Day 4 & 5: Sangla to Spiti Valley
From Sangla, start as early as you can and find your way back to NH 22. Keep driving/riding east towards Kinnaur’s main town of Rekong Peo where you should aim to complete the paperwork for your Inner Line Permit. If you can, drive through into the Spiti valley the same day, although it’s about a 7 hour drive at best.
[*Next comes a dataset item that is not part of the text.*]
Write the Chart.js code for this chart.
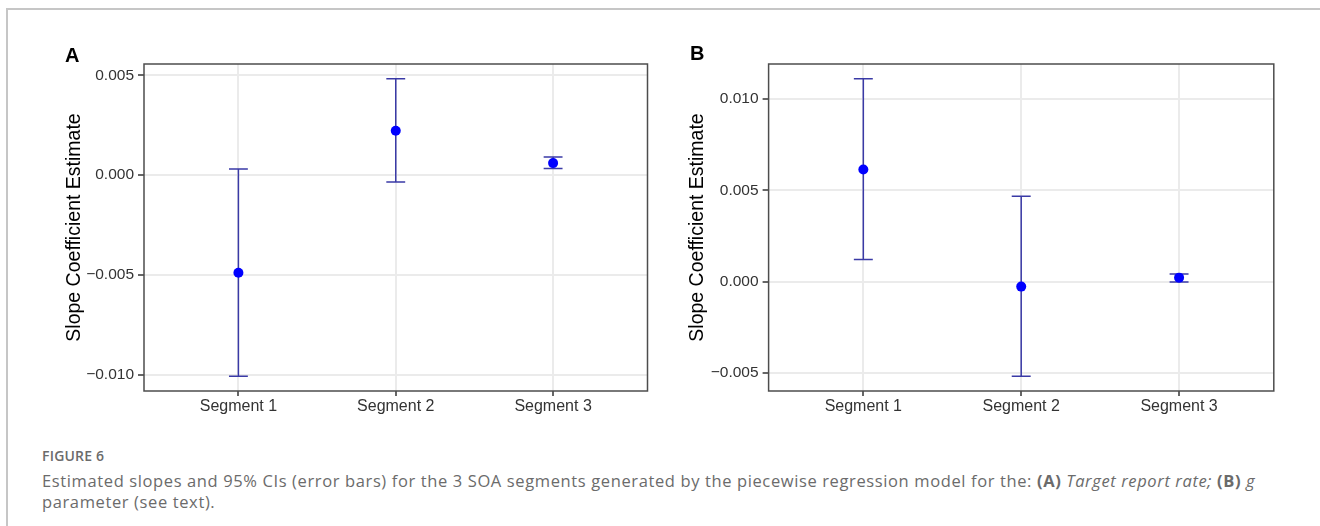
<!DOCTYPE html>
<html>
<head>
<meta charset="utf-8">
<script src="https://cdn.jsdelivr.net/npm/chart.js@4.4.0/dist/chart.umd.min.js"></script>
<style>
  html, body { margin: 0; padding: 0; background: #fff; }
  body { width: 1320px; height: 526px; position: relative; overflow: hidden; font-family: "Liberation Sans", Arial, sans-serif; }
  .frame-top { position: absolute; left: 6px; top: 8px; width: 1314px; border-top: 2px solid #c6c6c6; }
  .frame-left { position: absolute; left: 6px; top: 8px; height: 518px; border-left: 2px solid #c6c6c6; }
  .panel { position: absolute; top: 0; }
  .tag { position: absolute; font-weight: bold; font-size: 20px; line-height: 20px; color: #000; }
  .fig { position: absolute; left: 42px; top: 446px; font-family: "Open Sans", sans-serif; font-weight: 600; font-size: 14px; line-height: 20px; letter-spacing: 0.2px; color: #6b6b6b; }
  .text { position: absolute; left: 42px; top: 470px; font-family: "Open Sans", sans-serif; font-size: 16.5px; line-height: 21px; letter-spacing: 0.62px; color: #6b6b6b; white-space: nowrap; }
</style>
</head>
<body>
<div class="frame-top"></div>
<div class="frame-left"></div>
<canvas id="chartA" class="panel" style="left:0px" width="660" height="430"></canvas>
<canvas id="chartB" class="panel" style="left:660px" width="660" height="430"></canvas>
<div class="tag" style="left:65px; top:45px">A</div>
<div class="tag" style="left:690px; top:43px">B</div>
<div class="fig">FIGURE 6</div>
<div class="text">Estimated slopes and 95% CIs (error bars) for the 3 SOA segments generated by the piecewise regression model for the: <b>(A)</b> <i>Target report rate;</i> <b>(B)</b> <i>g</i><br>parameter (see text).</div>
<script>
const categories = ['Segment 1', 'Segment 2', 'Segment 3'];

// panel A : target report rate
const estA = [-0.00489, 0.00222, 0.00060];
const lowA = [-0.01007, -0.00035, 0.00033];
const highA = [0.00030, 0.00482, 0.00090];
const ticksA = [-0.010, -0.005, 0.000, 0.005];

// panel B : g parameter
const estB = [0.00614, -0.00027, 0.00022];
const lowB = [0.00122, -0.00517, -0.00002];
const highB = [0.01110, 0.00467, 0.00042];
const ticksB = [-0.005, 0.000, 0.005, 0.010];

const fontFam = '"Liberation Sans", Arial, sans-serif';

function fmtTick(v) {
  return v.toFixed(3).replace('-', '\u2212');
}

const errorBars = {
  id: 'errorBars',
  beforeDatasetsDraw(chart, args, opts) {
    const { ctx, chartArea, scales: { x, y } } = chart;
    ctx.save();
    ctx.strokeStyle = '#4d4d4d';
    ctx.lineWidth = 1.5;
    ctx.strokeRect(chartArea.left, chartArea.top, chartArea.right - chartArea.left, chartArea.bottom - chartArea.top);

    ctx.strokeStyle = opts.color;
    ctx.lineWidth = 1.5;
    opts.low.forEach((lo, i) => {
      const cx = x.getPixelForValue(i + 1);
      const half = x.getPixelForValue(i + 1 + opts.capWidth / 2) - cx;
      const yl = y.getPixelForValue(lo);
      const yh = y.getPixelForValue(opts.high[i]);
      ctx.beginPath();
      ctx.moveTo(cx, yh); ctx.lineTo(cx, yl);
      ctx.moveTo(cx - half, yh); ctx.lineTo(cx + half, yh);
      ctx.moveTo(cx - half, yl); ctx.lineTo(cx + half, yl);
      ctx.stroke();
    });
    ctx.restore();
  }
};

function makePanel(id, est, low, high, ticks, box) {
  const lo = Math.min(...low), hi = Math.max(...high);
  const pad = (hi - lo) * 0.05;

  return new Chart(document.getElementById(id), {
    type: 'scatter',
    data: {
      datasets: [{
        data: est.map((v, i) => ({ x: i + 1, y: v })),
        backgroundColor: '#0000ff',
        borderColor: '#0000ff',
        pointRadius: 5,
        pointBorderWidth: 0
      }]
    },
    options: {
      responsive: false,
      animation: false,
      devicePixelRatio: 1,
      layout: { padding: { left: 0, top: box.top, right: box.right, bottom: 0 } },
      plugins: {
        legend: { display: false },
        tooltip: { enabled: false },
        errorBars: { low: low, high: high, color: '#3a3aa6', capWidth: 0.12 }
      },
      scales: {
        x: {
          type: 'linear',
          min: 0.4,
          max: 3.6,
          afterBuildTicks: s => { s.ticks = categories.map((c, i) => ({ value: i + 1 })); },
          afterFit: s => { s.height = 39; },
          border: { display: false },
          grid: { color: '#ebebeb', lineWidth: 2, tickColor: '#333', tickWidth: 1.5, tickLength: 5 },
          ticks: {
            callback: (v, i) => categories[i],
            font: { family: fontFam, size: 16 },
            color: '#333',
            padding: 1,
            maxRotation: 0,
            autoSkip: false
          }
        },
        y: {
          min: lo - pad,
          max: hi + pad,
          afterBuildTicks: s => { s.ticks = ticks.map(v => ({ value: v })); },
          afterFit: s => { s.width = box.left; },
          border: { display: false },
          grid: { color: '#ebebeb', lineWidth: 2, tickColor: '#333', tickWidth: 1.5, tickLength: 6 },
          ticks: {
            callback: v => fmtTick(v),
            font: { family: fontFam, size: 15.5 },
            color: '#333',
            padding: 4
          },
          title: {
            display: true,
            text: 'Slope Coefficient Estimate',
            font: { family: fontFam, size: 19.5 },
            color: '#000',
            padding: { top: box.title, bottom: 0 }
          }
        }
      }
    },
    plugins: [errorBars]
  });
}

makePanel('chartA', estA, lowA, highA, ticksA, { left: 144, right: 12.5, top: 64, title: 63 });
makePanel('chartB', estB, lowB, highB, ticksB, { left: 108.6, right: 46.2, top: 64, title: 26 });
</script>
</body>
</html>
You could also take an extra day and spend it in Kalpa which gives you gorgeous views of the Kinner-Kailash. Just outside of Rekong Peo start the random waterfalls on every other turn if you are visiting in August. The air is crisp and clear and everything is suddenly pristine. Rekong Peo, locally called Peo, is the capital of Kinnaur district and is named after a group of people who used to own this place at some point
The drive ahead goes past small settlements like Spillo or Dubling and one is hit with the sudden realization that everything around has changed – drastically and dramatically. The fir, birch, oak and pine trees give way rather unexpectedly to rock and stone sloping up toward distant summits and down into the raging River Sutlej. The journey through Inner Line territory goes to the off-limits turnoff for Shipki-La Pass, which heads into China.
The Spiti river, that starts at the foot of a glacial peak marked K III on old maps, flows southeasterly direction up to its confluence with the Pare Chu at Sumdo (district border between Spiti and Kinnaur) before merging into the Sutlej at Khab further downstream. Geologists believe that the river has carved out a unique storehouse of shale and the rock faces date back to more than 500 million years.
A slight detour will lead into Nako Village wherever everyone wants to show off the half pretty and half disappointing Nako Lake. Right after the turnoff for Nako, the road again changes drastically from a drivable track to a bed of loose rocks and boulders hanging on to each other for some strange reason. Welcome to the Malling Nala, punctuated with landslides, gushing water and complete chaos. The first time I ever crossed the Malling Nala was on a bike and I genuinely think that the terrain restores faith in the Maker, more than any amount of worship can.